Later that month, Mabel sent her a painting of Indian Pipes. She would have gleaned from Austin or Vinnie that this was the poet’s favourite flower, a white woodland plant native to New England. As a child Emily had pressed and labelled it monotropa, uniflora. Hers are ghostly white in the shadow of their bold, dark stalk, unlike Mabel’s painted, full-bodied Pipes (below). The gift obliged Emily to thank her: ‘I know not how to thank you. We do not thank the Rainbow, although its Trophy is a snare.’ Again, a snare. Dickinson warns the many-hued Mabel that she spots it.
When the adultery was underway Mabel tried a second gift, a yellow jug painted with red trumpet-vine blossoms. Dickinson’s acknowledgement is once more a coded rebuff: it characterises Mabel as ‘Egypt’, as Cleopatra, mistress of ‘the entangled Antony’. Antony’s sister could hardly be more explicit in pointing the blame.

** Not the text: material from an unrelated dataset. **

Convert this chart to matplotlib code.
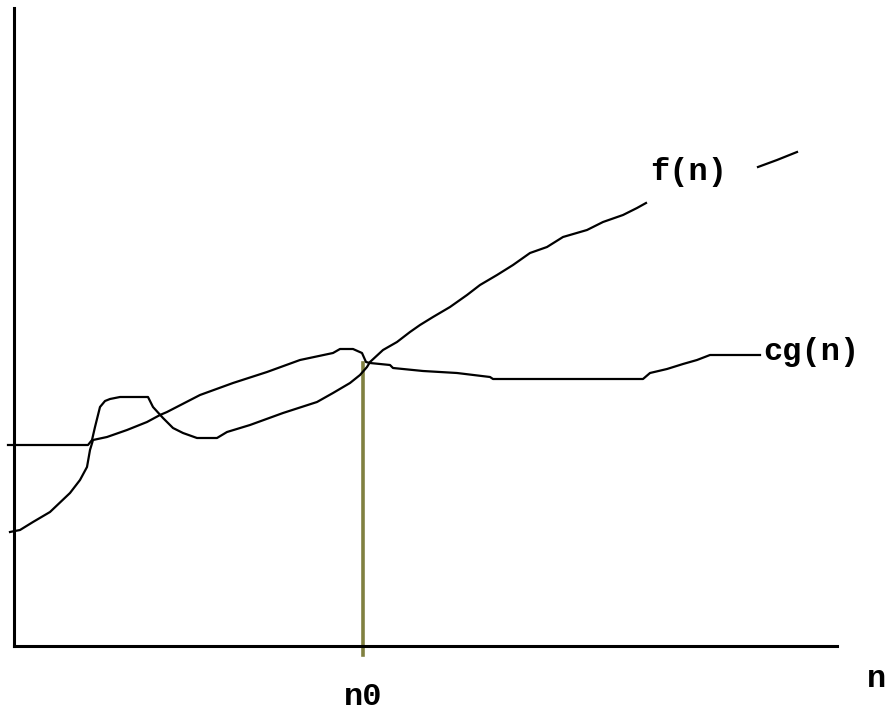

Cleopatra is, of course, no mean power: to a poet who characterises herself repeatedly as ‘Queen’, ruler of her private realm, here is a rival queen positioning herself on her territory, first as a family friend, then the chosen of her brother, then stepping some twelve times a month through the Homestead door.
Once Austin entered into his affair it was impossible to be direct. Austin was head of the family. His wife and children, who opposed Mabel openly, had found themselves in the poor position of rejected dependants. The poet encased her rebukes in riddles. It’s Hamlet’s ploy, bound as he is by ties of nature to the family a usurper has destroyed. Like Hamlet, she puts on an antic disposition, her words so opaque and apparently incoherent the speaker appears to be deranged.